If I take a given vehicle that is size 2, and armor 1 and then add more armor
to it without changing anything else, it ought to go slower. Its the whole
basic equation with armored fighting vehicles. Firepower vs speed vs
protection. This is something that comes up for people like me (and designers,
etc) who are comparing the various facets of their ferret vs someone else's
ferret with the same engine and vs a WWII version of a very similar vehicle.
The Mk1 ferret was called the field mouse and was considered the sports cars
of the Armoured corps, the same isn't said about the Mk 4 Ferret with more
armor and the same Rolls Royce B60 engine.
A Merkava is armored more than an Abrams or a Leopard. It is slower. It has a
different emphasis. I'm not looking at Marks or Dollers here, just vehicle
stats.
Remember, the original reason for this whole exercise was to provide an
additional cost to armor on a given vehicle and push players to not have
everything with max armor protection. If I can make a small recce vehicle with
1 armor and 2 size and still have a good amount of mobility, then the system
should support that. If I make it a size 2 and 2 armor, then I pay a tiny bit
more per unit (3 points). Big deal. Everything is max armor.
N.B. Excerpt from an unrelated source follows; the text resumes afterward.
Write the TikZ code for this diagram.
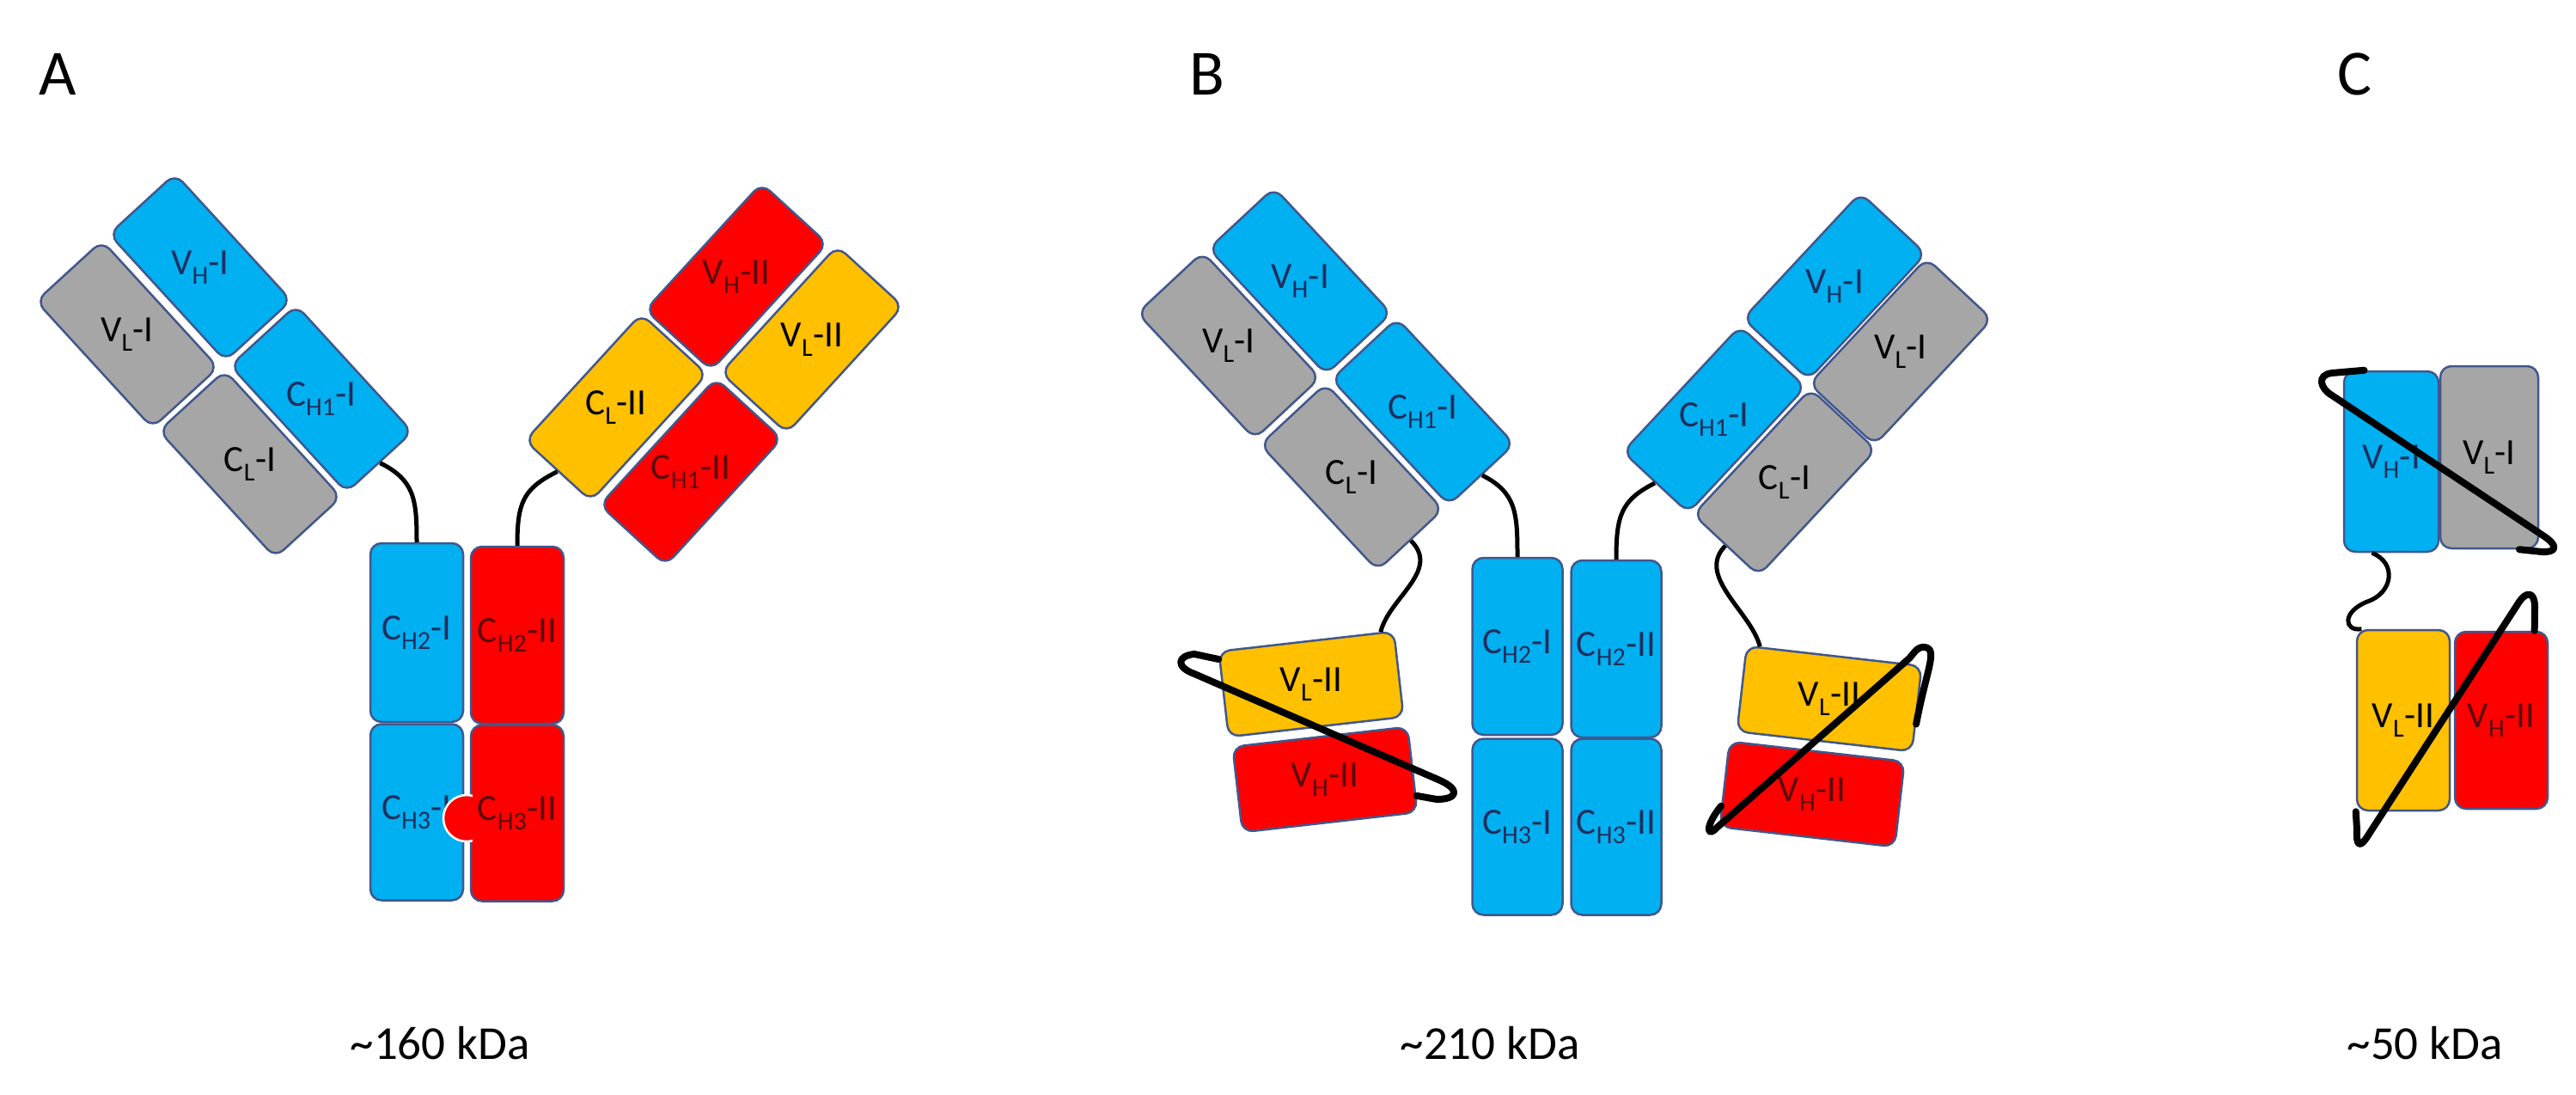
\documentclass[tikz,border=0pt]{standalone}
\usepackage{fontspec}
\setmainfont{Carlito}
\usetikzlibrary{calc}
\definecolor{cblue}{HTML}{00B0F0}
\definecolor{cgrey}{HTML}{A6A6A6}
\definecolor{cred}{HTML}{FF0000}
\definecolor{corange}{HTML}{FFC000}
\definecolor{cborder}{HTML}{41578C}
\definecolor{tblue}{HTML}{1F2F5F}
\definecolor{tred}{HTML}{5A0A0A}
\tikzset{
 tile/.style={draw=cborder, line width=2.5pt, rounded corners=13pt, minimum width=200pt, minimum height=104pt, inner sep=0pt},
 lab/.style={font=\fontsize{43}{46}\selectfont, inner sep=0pt},
 hinge/.style={line width=5pt, black},
 linker/.style={line width=8pt, black, line cap=round, line join=round},
 panel/.style={font=\fontsize{75}{80}\selectfont, inner sep=0pt},
 mass/.style={font=\fontsize{55}{60}\selectfont, inner sep=0pt},
}
\newcommand{\dom}[7]{% name, coord, angle, fill, textcolor, label, extra
 \node[tile, fill=#4, rotate=#3, #7] (#1) at (#2) {};
 \node[lab, text=#5] at (#1.center) {#6};}
\begin{document}
\begin{tikzpicture}[x=1pt,y=-1pt]
\useasboundingbox (0,0) rectangle (2998,1274);
% ---------- Panel A ----------
\node[panel] (pA) at (67,86) {A};
\dom{vhA}{233,311}{-47.5}{cblue}{tblue}{V\textsubscript{H}-I}{}
\dom{vlA}{148,389}{-47.5}{cgrey}{black}{V\textsubscript{L}-I}{}
\dom{chA}{374,464}{-47.5}{cblue}{tblue}{C\textsubscript{H1}-I}{}
\dom{clA}{291,540}{-47.5}{cgrey}{black}{C\textsubscript{L}-I}{}
\dom{vhA2}{857,322}{47.5}{cred}{tred}{V\textsubscript{H}-II}{}
\dom{vlA2}{945,395}{47.5}{corange}{black}{V\textsubscript{L}-II}{}
\dom{clA2}{717,474}{47.5}{corange}{black}{C\textsubscript{L}-II}{}
\dom{chA2}{804,549}{47.5}{cred}{tred}{C\textsubscript{H1}-II}{}
\dom{ch2A}{485,736}{0}{cblue}{tblue}{C\textsubscript{H2}-I}{minimum width=108pt, minimum height=208pt}
\dom{ch3A}{485,945}{0}{cblue}{tblue}{C\textsubscript{H3}-I}{minimum width=108pt, minimum height=205pt}
\dom{ch2A2}{602,739}{0}{cred}{tred}{C\textsubscript{H2}-II}{minimum width=108pt, minimum height=206pt}
\dom{ch3A2}{602,946}{0}{cred}{tred}{}{minimum width=108pt, minimum height=205pt}
\fill[cred, draw=white, line width=2.5pt] (543,952) circle (27);
\fill[cred] (550,922) rectangle (575,982);
\node[lab, text=tred] at (ch3A2.center) {C\textsubscript{H3}-II};
\draw[hinge] (chA.east) .. controls +(40,20) and +(0,-50) .. (ch2A.north);
\draw[hinge] (clA2.west) .. controls +(-40,20) and +(0,-50) .. (ch2A2.north);
\node[mass] (mA) at (512,1214) {\textasciitilde160 kDa};
% ---------- Panel B ----------
\node[panel] (pB) at (1405,86) {B};
\dom{vhB}{1513,327}{-47}{cblue}{tblue}{V\textsubscript{H}-I}{}
\dom{vlB}{1430,402}{-47}{cgrey}{black}{V\textsubscript{L}-I}{}
\dom{chB}{1656,479}{-47}{cblue}{tblue}{C\textsubscript{H1}-I}{}
\dom{clB}{1573,555}{-47}{cgrey}{black}{C\textsubscript{L}-I}{}
\dom{vhC}{2135,333}{47}{cblue}{tblue}{V\textsubscript{H}-I}{}
\dom{vlC}{2212,409}{47}{cgrey}{black}{V\textsubscript{L}-I}{}
\dom{chC}{1995,488}{47}{cblue}{tblue}{C\textsubscript{H1}-I}{}
\dom{clC}{2077,561}{47}{cgrey}{black}{C\textsubscript{L}-I}{}
\dom{ch2B}{1766,752}{0}{cblue}{tblue}{C\textsubscript{H2}-I}{minimum width=105pt, minimum height=206pt}
\dom{ch3B}{1766,962}{0}{cblue}{tblue}{C\textsubscript{H3}-I}{minimum width=105pt, minimum height=205pt}
\dom{ch2B2}{1881,755}{0}{cblue}{tblue}{C\textsubscript{H2}-II}{minimum width=105pt, minimum height=206pt}
\dom{ch3B2}{1881,962}{0}{cblue}{tblue}{C\textsubscript{H3}-II}{minimum width=105pt, minimum height=205pt}
\draw[hinge] (chB.east) .. controls +(40,20) and +(0,-50) .. (ch2B.north);
\draw[hinge] (chC.west) .. controls +(-40,20) and +(0,-50) .. (ch2B2.north);
\dom{vl2B}{1526,796}{6.5}{corange}{black}{V\textsubscript{L}-II}{minimum width=205pt, minimum height=100pt}
\dom{vh2B}{1542,907}{6.5}{cred}{tred}{V\textsubscript{H}-II}{minimum width=205pt, minimum height=100pt}
\dom{vl2C}{2129,813}{-6.5}{corange}{black}{V\textsubscript{L}-II}{minimum width=205pt, minimum height=100pt}
\dom{vh2C}{2109,924}{-6.5}{cred}{tred}{V\textsubscript{H}-II}{minimum width=205pt, minimum height=100pt}
\draw[hinge] (clB.east) .. controls +(35,35) and +(10,-40) .. ($(vl2B.north east)!0.08!(vl2B.north west)$);
\draw[hinge] (clC.west) .. controls +(-35,35) and +(-10,-40) .. ($(vl2C.north west)!0.08!(vl2C.north east)$);
\draw[linker] ($(vl2B.north west)!0.1!(vl2B.south west)$) -- (1390,761) .. controls (1370,763) and (1368,776) .. (1390,784) -- (1676,908) .. controls (1700,919) and (1696,930) .. (1672,930) -- ($(vh2B.east)!0.6!(vh2B.south east)$);
\draw[linker] ($(vl2C.east)!0.35!(vl2C.south east)$) .. controls (2242,779) and (2256,755) .. (2240,753) .. controls (2232,752) and (2228,759) .. (2222,766) -- (1998,963) .. controls (1986,976) and (1984,961) .. ($(vh2C.west)!0.5!(vh2C.south west)$);
\node[mass] (mB) at (1734,1214) {\textasciitilde210 kDa};
% ---------- Panel C ----------
\node[panel] (pC) at (2740,86) {C};
\dom{vhD}{2783,537}{0}{cblue}{tblue}{V\textsubscript{H}-I}{minimum width=110pt, minimum height=210pt}
\dom{vlD}{2897,532}{0}{cgrey}{black}{V\textsubscript{L}-I}{minimum width=114pt, minimum height=212pt}
\dom{vl2D}{2797,838}{0}{corange}{black}{V\textsubscript{L}-II}{minimum width=108pt, minimum height=210pt}
\dom{vh2D}{2911,838}{0}{cred}{tred}{V\textsubscript{H}-II}{minimum width=108pt, minimum height=206pt}
\draw[hinge] ($(vhD.south west)!0.3!(vhD.south east)$) .. controls (2790,655) and (2785,690) .. (2755,700) .. controls (2725,712) and (2728,735) .. ($(vl2D.north west)!0.06!(vl2D.north east)$);
\draw[linker] ($(vhD.north west)!0.22!(vhD.north east)$) -- (2714,434) .. controls (2696,436) and (2700,452) .. (2714,460) -- (2958,622) .. controls (2980,636) and (2974,643) .. (2958,642) -- ($(vlD.south east)!0.2!(vlD.south west)$);
\draw[linker] ($(vh2D.north east)!0.15!(vh2D.north west)$) -- (2950,706) .. controls (2950,688) and (2940,688) .. (2932,700) -- (2756,972) .. controls (2746,988) and (2742,984) .. (2743,965) -- (vl2D.south west);
\node[mass] (mC) at (2822,1214) {\textasciitilde50 kDa};
\end{tikzpicture}
\end{document}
But, if that
recce vehicle is now slower, and I have to use more capacity to speed it back
up (or use capacity to make it go even faster at the original configuration)
then I've added an additional dimension to vehicles that wasn't there before.
It also cost more.
G'day,
> Remember, the original reason for this whole exercise was to provide
If movement systems also take up capacity (obviously a lot more capacity is
being spoken over per size class) then putting on extra armour can involve
going slower if you don't want to sacrifice guns or use miniaturisation.